O doutor também questionou o artigo 5 do Projeto, que trata do Dever de Cuidado. “O Dever de Cuidado do artigo, 5 ele deve ser explicitado, me parece uma cláusula aberta, um conceito jurídico indeterminado, uma linguagem que pode gerar imprecisões. Nós temos aí uma série de trabalhos junto ao Poder Judiciário e nós verificamos, cada vez mais nas pesquisas, que é necessário uma previsão nessas questões mais específicas evitando lacunas e imprecisões que podem gerar diversas esferas e consequências”, afirmou.

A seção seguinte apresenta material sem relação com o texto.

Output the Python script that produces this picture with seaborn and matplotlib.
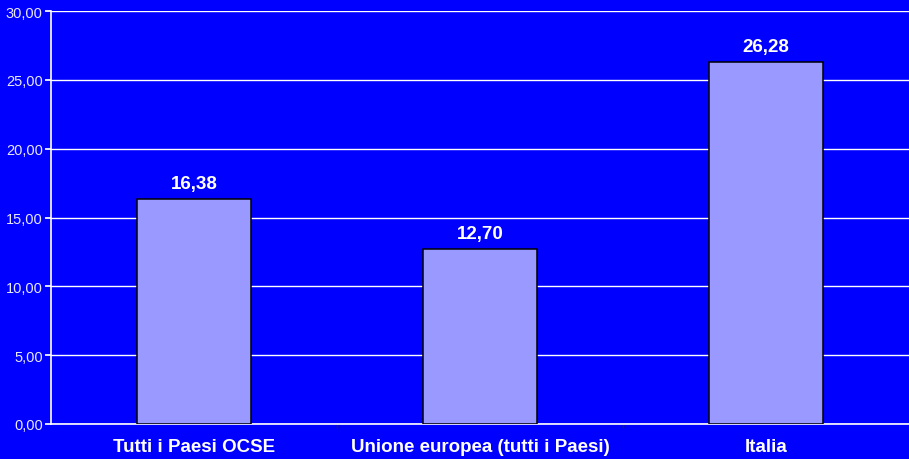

O pesquisador Rafael Leite, associado a uma série de centros de estudos e think thanks, entre eles o Conselho Digital, apresentou a pesquisa avançada chamada “Muito além do tempo de tela”, que trata dos efeitos dos usos das redes sociais em crianças e adolescentes. Em sua fala, ele ressaltou que há pesquisas que indicam o uso positivo e negativo das redes sociais. Mas, o que a literatura fala, em suma, é que os resultados são mistos. É difícil estabelecer a causalidade dos problemas referentes ao uso das redes, pois diversos fatores afetam.
“Existem efeitos negativos e positivos do uso de redes sociais na saúde mental de jovens e adolescentes. Alguns estudos apontam para os potenciais usos detrimentais do uso excessivo de redes sociais com efeitos como depressão e ansiedade. Mas também existem estudos que apontam para efeitos positivos do uso de redes sociais, especialmente interações positivas por jovens e adolescentes”, pontuou.

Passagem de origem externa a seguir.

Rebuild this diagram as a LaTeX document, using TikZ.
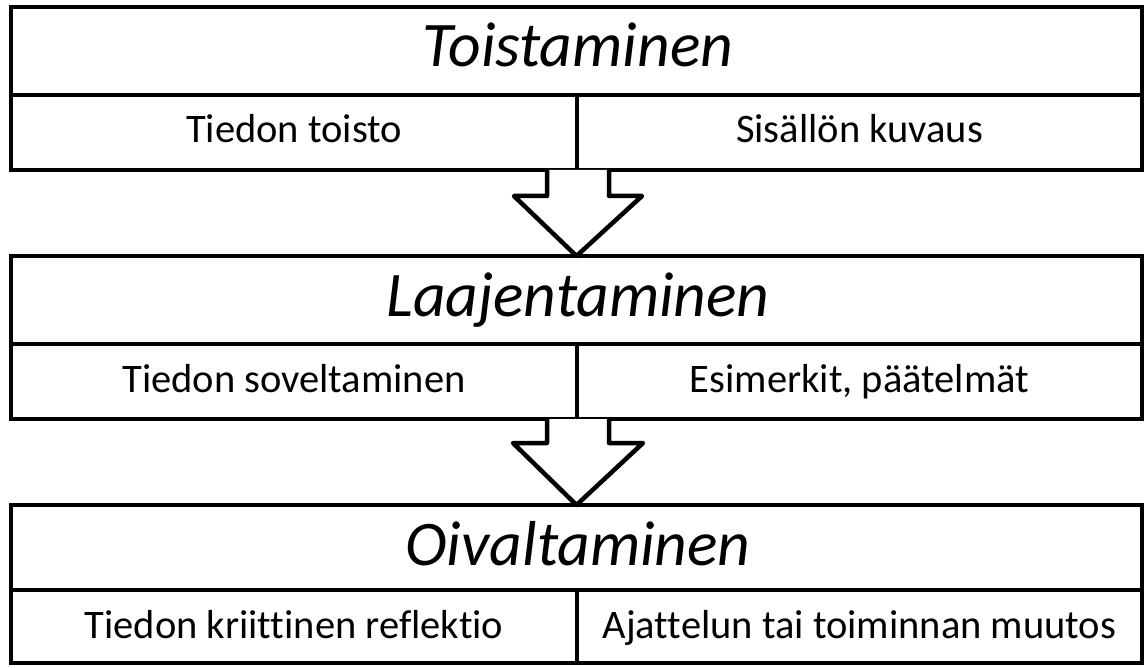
\documentclass[tikz,border=0pt]{standalone}
\usepackage{fontspec}
\setmainfont{Carlito}[Ligatures=CommonOff]
\usetikzlibrary{calc}
\tikzset{
  cell/.style={draw=black, line width=4.5pt, fill=white, inner sep=0pt, outer sep=0pt},
  titletext/.style={anchor=base, inner sep=0pt, font=\fontsize{63.5}{70}\selectfont\itshape},
  subtext/.style={anchor=base, inner sep=0pt, font=\fontsize{40.5}{45}\selectfont},
  blockarrow/.style={draw=black, line width=4.5pt, fill=white, line join=round}
}
\begin{document}
\begin{tikzpicture}[x=1pt,y=-1pt]
\useasboundingbox[fill=white] (0,0) rectangle (1145,668);
% block 1
\node[cell, minimum width=1131pt, minimum height=88pt] (t1) at (576.5,51) {};
\node[cell, minimum width=566pt, minimum height=75pt] (l1) at (294,132.5) {};
\node[cell, minimum width=565pt, minimum height=75pt] (r1) at (859.5,132.5) {};
% block 2
\node[cell, minimum width=1131pt, minimum height=88pt] (t2) at (576.5,300) {};
\node[cell, minimum width=566pt, minimum height=75pt] (l2) at (294,381.5) {};
\node[cell, minimum width=565pt, minimum height=75pt] (r2) at (859.5,381.5) {};
% block 3
\node[cell, minimum width=1131pt, minimum height=85pt] (t3) at (576.5,547.5) {};
\node[cell, minimum width=566pt, minimum height=73pt] (l3) at (294,626.5) {};
\node[cell, minimum width=565pt, minimum height=73pt] (r3) at (859.5,626.5) {};
% arrows
\draw[blockarrow] ($(l1.south east)+(-30,0)$) -- ++(0,26) -- ++(-33,0) -- (t2.north)
  -- ($(l1.south east)+(65,26)$) -- ++(-33,0) -- ($(l1.south east)+(32,0)$);
\draw[blockarrow] ($(l2.south east)+(-30,0)$) -- ++(0,24) -- ++(-34,0) -- (t3.north)
  -- ($(l2.south east)+(66,24)$) -- ++(-34,0) -- ($(l2.south east)+(32,0)$);
% texts
\node[titletext] (tt1) at (578,67) {Toistaminen};
\node[subtext] (lt1) at (294,143) {Tiedon toisto};
\node[subtext] (rt1) at (859.5,143) {Sisällön kuvaus};
\node[titletext] (tt2) at (578,316) {Laajentaminen};
\node[subtext] (lt2) at (294,392) {Tiedon soveltaminen};
\node[subtext] (rt2) at (859.5,392) {Esimerkit, päätelmät};
\node[titletext] (tt3) at (578,565) {Oivaltaminen};
\node[subtext] (lt3) at (294,638) {Tiedon kriittinen reflektio};
\node[subtext] (rt3) at (859.5,638) {Ajattelun tai toiminnan muutos};
\end{tikzpicture}
\end{document}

A partir deste contexto, o especialista identificou que existem 15 fatores que modulam o efeito das redes sociais na saúde mental dos jovens e adolescentes. Seriam esses: qualidade do sono, o tipo de suporte social online, frequência de uso, exposição a conteúdos sensíveis, autoeficácia, ambiente familiar, resiliência individual, idade, gênero, orientação sexual, diversidade de atividades, hábitos alimentares e substâncias, experiências com bullying, e prevenção e apoio integrado.
Na ocasião, Lucas Borges de Carvalho, que trabalha na Autoridade Nacional de Proteção de Dados (ANPD), também fez fala e pontuou que a Lei Geral de Proteção de Dados (LGPD) já traz algumas previsões tuteladas no Projeto.
“A discussão sobre perfilamento e publicidade, é aquela classificação das pessoas a partir dos seus dados pessoais, a partir às vezes até das interações que são feitas em redes sociais. Por exemplo, você pode criar um perfil sobre a pessoa e direcionar publicidade, encaixar em determinados grupos. Esse é um tema muito relevante para a área de proteção de dados. A própria LGPD já se refere a isso”, citou, como exemplo.